In her companion to Men Explain Things to Me, Solnit gives us another eloquent, penetrating book on feminism and patriarchy. Her short essays cover substantial territory, tracing gender boundaries to their origins, yet there is an optimism here that gives this book a propulsive energy. A must-read. Recommended By Renee P., Powells.com
Synopses & Reviews
Rebecca Solnit’s timely follow-up to her national bestseller Men Explain Things to Me offers a refreshing take on contemporary feminism.
In a timely follow-up to her national bestseller Men Explain Things to Me, Rebecca Solnit offers indispensable commentary on women who refuse to be silenced, misogynistic violence, the fragile masculinity of the literary canon, the gender binary, the recent history of rape jokes, and much more.
In characteristic style, Solnit mixes humor, keen analysis, and powerful insight in these essays.
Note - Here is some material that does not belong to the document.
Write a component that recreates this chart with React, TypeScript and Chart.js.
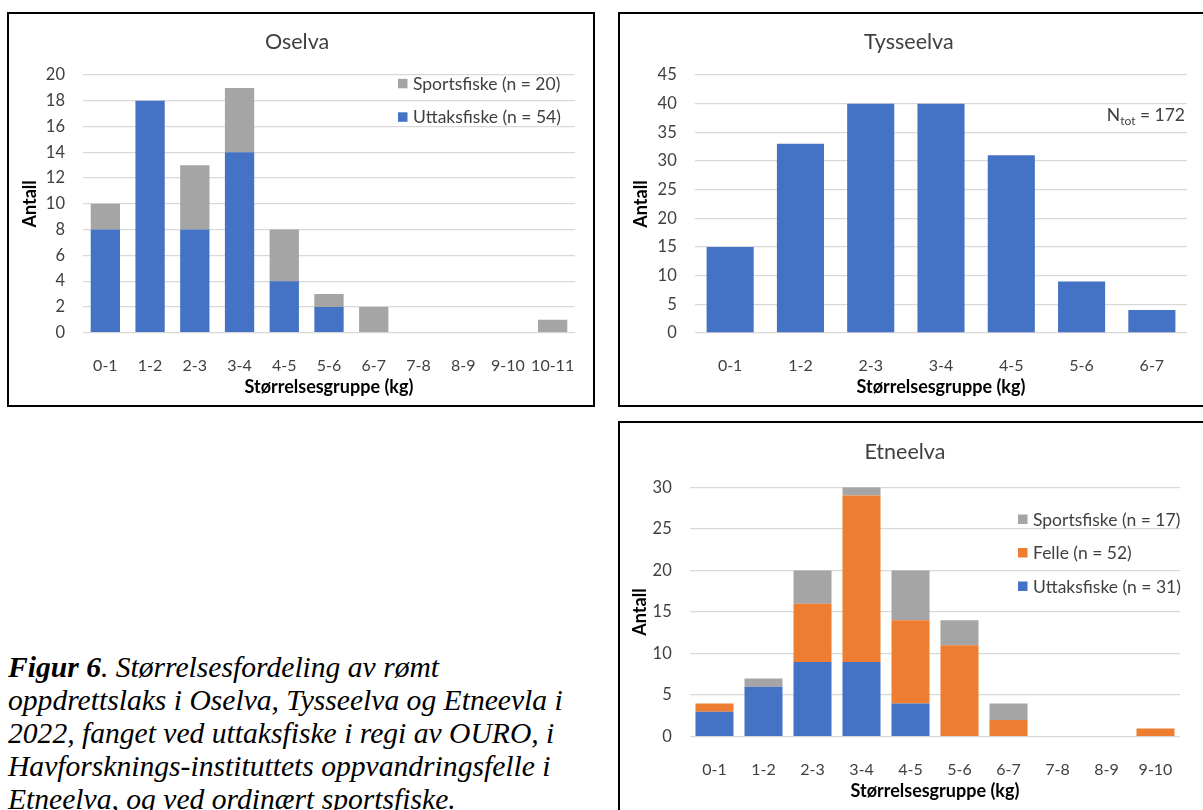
import React, { useEffect, useRef } from "react";
import { Chart, registerables } from "chart.js";

Chart.register(...registerables);

// ---- data ----
const oselvaGroups = ["0-1", "1-2", "2-3", "3-4", "4-5", "5-6", "6-7", "7-8", "8-9", "9-10", "10-11"];
const oselvaUttaksfiske = [8, 18, 8, 14, 4, 2, 0, 0, 0, 0, 0];
const oselvaSportsfiske = [2, 0, 5, 5, 4, 1, 2, 0, 0, 0, 1];

const tysseGroups = ["0-1", "1-2", "2-3", "3-4", "4-5", "5-6", "6-7"];
const tysseAntall = [15, 33, 40, 40, 31, 9, 4];

const etneGroups = ["0-1", "1-2", "2-3", "3-4", "4-5", "5-6", "6-7", "7-8", "8-9", "9-10"];
const etneUttaksfiske = [3, 6, 9, 9, 4, 0, 0, 0, 0, 0];
const etneFelle = [1, 0, 7, 20, 10, 11, 2, 0, 0, 1];
const etneSportsfiske = [0, 1, 4, 1, 6, 3, 2, 0, 0, 0];

const X_TITLE = "Størrelsesgruppe (kg)";
const Y_TITLE = "Antall";

// ---- look ----
const FONT = "Lato, 'Liberation Sans', sans-serif";
const INK = "#404040";
const GRID = "#D9D9D9";
const BLUE = "#4472C4";
const GREY = "#A5A5A5";
const ORANGE = "#ED7D31";

const CANVAS_W = 584;
const CANVAS_H = 391;
const LEGEND_SIZE = 17.5;
const AXIS_TITLE_SIZE = 18;

const sum = (a: number[]) => a.reduce((s, v) => s + v, 0);

type Series = { label: string; data: number[]; color: string };

type PanelSpec = {
  title: string;
  groups: string[];
  series: Series[]; // bottom to top
  yMax: number;
  yStep: number;
  left: number;
  top: number;
  padL: number;
  padR: number;
  yWidth: number;
  yTickPad: number;
  titleTop: number;
  titleBottom: number;
  xHeight: number;
  xTickPad: number;
  xTitlePad: number;
  barPct: number;
  legend?: { x: number; y: number; dy: number };
  note?: { x: number; y: number; total: number };
};

// legend drawn inside the plot, top item = top of the stack
function legendPlugin(items: Series[], pos: { x: number; y: number; dy: number }) {
  return {
    id: "insideLegend",
    afterDraw(chart: Chart) {
      const ctx = chart.ctx;
      ctx.save();
      ctx.font = `${LEGEND_SIZE}px ${FONT}`;
      ctx.textBaseline = "middle";
      ctx.textAlign = "left";
      items.forEach((item, i) => {
        const y = pos.y + i * pos.dy;
        ctx.fillStyle = item.color;
        ctx.fillRect(pos.x, y - 4.5, 9.5, 9.5);
        ctx.fillStyle = INK;
        ctx.fillText(item.label, pos.x + 15, y + 1);
      });
      ctx.restore();
    },
  };
}

// "N_tot = 172" note, right aligned
function notePlugin(note: { x: number; y: number; total: number }) {
  return {
    id: "totalNote",
    afterDraw(chart: Chart) {
      const ctx = chart.ctx;
      ctx.save();
      ctx.fillStyle = INK;
      ctx.textBaseline = "alphabetic";
      ctx.textAlign = "left";
      const main = `${LEGEND_SIZE}px ${FONT}`;
      const small = `12px ${FONT}`;
      const rest = ` = ${note.total}`;
      ctx.font = main;
      const wN = ctx.measureText("N").width;
      const wRest = ctx.measureText(rest).width;
      ctx.font = small;
      const wSub = ctx.measureText("tot").width;
      let x = note.x - (wN + wSub + wRest);
      const base = note.y + 6;
      ctx.font = main;
      ctx.fillText("N", x, base);
      x += wN;
      ctx.font = small;
      ctx.fillText("tot", x, base + 4);
      x += wSub;
      ctx.font = main;
      ctx.fillText(rest, x, base);
      ctx.restore();
    },
  };
}

function BarPanel({ spec }: { spec: PanelSpec }) {
  const ref = useRef<HTMLCanvasElement>(null);

  useEffect(() => {
    if (!ref.current) return;
    const extra: any[] = [];
    if (spec.legend) extra.push(legendPlugin(spec.series.slice().reverse(), spec.legend));
    if (spec.note) extra.push(notePlugin(spec.note));

    const chart = new Chart(ref.current, {
      type: "bar",
      data: {
        labels: spec.groups,
        datasets: spec.series.map((s) => ({
          label: s.label,
          data: s.data,
          backgroundColor: s.color,
          borderWidth: 0,
          barPercentage: spec.barPct,
          categoryPercentage: 1,
        })),
      },
      options: {
        responsive: false,
        animation: false,
        layout: { padding: { left: spec.padL, right: spec.padR, top: 0, bottom: 0 } },
        plugins: {
          legend: { display: false },
          tooltip: { enabled: false },
          title: {
            display: true,
            text: spec.title,
            color: INK,
            font: { family: FONT, size: 21.5, weight: "normal" },
            padding: { top: spec.titleTop, bottom: spec.titleBottom },
          },
        },
        scales: {
          x: {
            stacked: true,
            grid: { display: false },
            border: { display: false },
            ticks: {
              color: INK,
              font: { family: FONT, size: 16 },
              padding: spec.xTickPad,
              maxRotation: 0,
              autoSkip: false,
            },
            title: {
              display: true,
              text: X_TITLE,
              color: "#000",
              font: { family: FONT, size: AXIS_TITLE_SIZE, weight: "bold" },
              padding: { top: 0, bottom: spec.xTitlePad },
            },
            afterFit: (s: any) => {
              s.height = spec.xHeight;
            },
          },
          y: {
            stacked: true,
            min: 0,
            max: spec.yMax,
            grid: { color: GRID, lineWidth: 1.3, drawTicks: false },
            border: { display: false },
            ticks: {
              stepSize: spec.yStep,
              color: INK,
              font: { family: FONT, size: 16.5 },
              padding: spec.yTickPad,
            },
            title: {
              display: true,
              text: Y_TITLE,
              color: "#000",
              font: { family: FONT, size: AXIS_TITLE_SIZE, weight: "bold" },
              padding: 0,
            },
            afterFit: (s: any) => {
              s.width = spec.yWidth;
            },
          },
        },
      },
      plugins: extra,
    });
    return () => chart.destroy();
  }, [spec]);

  return (
    <div
      style={{
        position: "absolute",
        left: spec.left,
        top: spec.top,
        width: CANVAS_W + 4,
        height: CANVAS_H + 4,
        border: "2px solid #000",
        boxSizing: "border-box",
        background: "#fff",
      }}
    >
      <canvas
        ref={ref}
        width={CANVAS_W}
        height={CANVAS_H}
        style={{ display: "block", width: CANVAS_W, height: CANVAS_H }}
      />
    </div>
  );
}

const oselvaSpec: PanelSpec = {
  title: "Oselva",
  groups: oselvaGroups,
  series: [
    { label: `Uttaksfiske (n = ${sum(oselvaUttaksfiske)})`, data: oselvaUttaksfiske, color: BLUE },
    { label: `Sportsfiske (n = ${sum(oselvaSportsfiske)})`, data: oselvaSportsfiske, color: GREY },
  ],
  yMax: 20,
  yStep: 2,
  left: 7,
  top: 12,
  padL: 10.1,
  padR: 18,
  yWidth: 63.9,
  yTickPad: 18,
  titleTop: 15.6,
  titleBottom: 19.6,
  xHeight: 72.3,
  xTickPad: 16,
  xTitlePad: 7.5,
  barPct: 0.655,
  legend: { x: 389, y: 69.3, dy: 33.5 },
};

const tysseSpec: PanelSpec = {
  title: "Tysseelva",
  groups: tysseGroups,
  series: [{ label: "Antall", data: tysseAntall, color: BLUE }],
  yMax: 45,
  yStep: 5,
  left: 618,
  top: 12,
  padL: 10.6,
  padR: 17,
  yWidth: 64.4,
  yTickPad: 18.3,
  titleTop: 15.4,
  titleBottom: 19.8,
  xHeight: 72,
  xTickPad: 15.7,
  xTitlePad: 7.5,
  barPct: 0.67,
  note: { x: 565, y: 101, total: sum(tysseAntall) },
};

const etneSpec: PanelSpec = {
  title: "Etneelva",
  groups: etneGroups,
  series: [
    { label: `Uttaksfiske (n = ${sum(etneUttaksfiske)})`, data: etneUttaksfiske, color: BLUE },
    { label: `Felle (n = ${sum(etneFelle)})`, data: etneFelle, color: ORANGE },
    { label: `Sportsfiske (n = ${sum(etneSportsfiske)})`, data: etneSportsfiske, color: GREY },
  ],
  yMax: 30,
  yStep: 5,
  left: 618,
  top: 421,
  padL: 9.8,
  padR: 24,
  yWidth: 60.2,
  yTickPad: 18.3,
  titleTop: 15.8,
  titleBottom: 22.7,
  xHeight: 77.3,
  xTickPad: 15.4,
  xTitlePad: 12.2,
  barPct: 0.776,
  legend: { x: 398, y: 96, dy: 33.5 },
};

export default function App() {
  return (
    <div
      style={{
        position: "absolute",
        left: 0,
        top: 0,
        width: 1203,
        height: 810,
        overflow: "hidden",
        background: "#fff",
      }}
    >
      <BarPanel spec={oselvaSpec} />
      <BarPanel spec={tysseSpec} />
      <BarPanel spec={etneSpec} />
      <div
        style={{
          position: "absolute",
          left: 8,
          top: 651,
          fontFamily: "'Liberation Serif', 'Times New Roman', serif",
          fontStyle: "italic",
          fontSize: 29.6,
          lineHeight: "33px",
          whiteSpace: "nowrap",
          color: "#000",
        }}
      >
        <b>Figur 6</b>. Størrelsesfordeling av rømt
        <br />
        oppdrettslaks i Oselva, Tysseelva og Etneevla i
        <br />
        2022, fanget ved uttaksfiske i regi av OURO, i
        <br />
        Havforsknings-instituttets oppvandringsfelle i
        <br />
        Etneelva, og ved ordinært sportsfiske.
      </div>
    </div>
  );
}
"A keen and timely commentary on gender and feminism. Solnit’s voice is calm, clear, and unapologetic; each essay balances a warm wit with confident, thoughtful analysis, resulting in a collection that is as enjoyable and accessible as it is incisive." Booklist
"These short, incisive essays that pack a powerful punch." Publishers Weekly
"There's a new feminist revolution – open to people of all genders – brewing right now and Rebecca Solnit is one of its most powerful, not to mention beguiling, voices." Barbara Ehrenreich
About the Author
Writer, historian, and activist Rebecca Solnit is the author of eighteen or so books on feminism, western and indigenous history, popular power, social change and insurrection, wandering and walking, hope and disaster, including the books Men Explain Things to Me and Hope in the Dark, both with Haymarket Books; a trilogy of atlases of American cities; The Faraway Nearby; A Paradise Built in Hell: The Extraordinary Communities that Arise in Disaster; A Field Guide to Getting Lost; Wanderlust: A History of Walking; and River of Shadows, Eadweard Muybridge and the Technological Wild West (for which she received a Guggenheim, the National Book Critics Circle Award in criticism, and the Lannan Literary Award). A product of the California public education system from kindergarten to graduate school, she is a columnist at Harper's and a regular contributor to the Guardian.